ETF Trends
ETF Trends

Every quarter, WisdomTree Investments holds a quarterly review and outlook conference call with our Senior Investment Strategy Advisor, Wharton Professor Jeremy Siegel, where listeners can submit questions ahead of time and help drive the content of the call.

In this blog, we review the most pressing economic and market issues that were discussed during this quarter’s call.

Question: A major question has been central bank activities and how that impacts the markets. What are your current thoughts?

J. Siegel:
Yes. Very important. Does anyone doubt how important the U.S. Federal Reserve (Fed) is to what moves the markets? Every little hint on what they’re going to do, every little move on who’s going to be the next Fed chairman, with Janet Yellen being seen as more of a continuum of Bernanke’s easy money policies and Larry Summers being tougher on that score, which might actually not be as true as thought. Nonetheless, these are the market-moving issues.
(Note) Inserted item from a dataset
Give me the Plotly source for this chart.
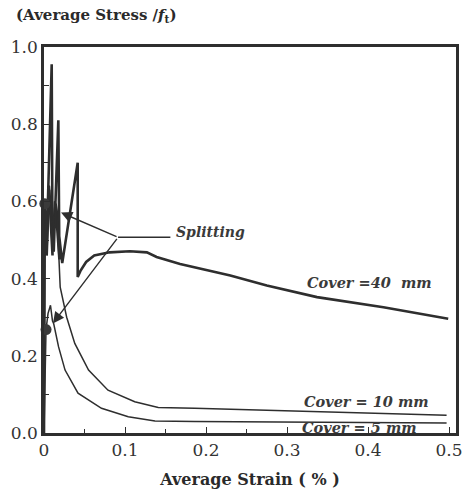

Let me say to start—and I’ve said this now for over a year and a half—the Fed is important for stock prices, but this bull market in my view is driven by valuation and earnings, particularly valuation. What I believe is going to move the market up is not so much earnings—and earnings growth is up a few percent; ok but not great. I believe it is going to be valuation improvements that drive the market. The reason is because alternative investments, even with the recent increase in interest rates, are still extremely low from a historical standpoint. I believe the current environment justifies valuations of 16, 17, 18 on the market; not just the historical 15.

Question: Who do you prefer to be the next Fed Chair to replace Bernanke?

J. Siegel:
First of all, I could live with either Larry Summers or Janet Yellen. I think both of them are extremely good economists. I know Larry Summers very well. I don’t know Janet Yellen as well, but I’ve read almost everything she’s written.

I prefer Janet Yellen. I think she’s much better at bringing a sense of commonality to the Federal Open Market Committee (FOMC), which is something that Bernanke has really done a great job with. Almost everyone, whether they’re hawkish or dovish, has praised Bernanke’s willingness to be all-inclusive in the discussions.

The major problem with Larry Summers is that he’s extraordinarily bright but often goes off on his own opinion and runs the risk of not listening closely to other FOMC members. I believe that Bernanke himself will recommend Yellen and the FOMC will recommend Yellen. I think that will carry the day.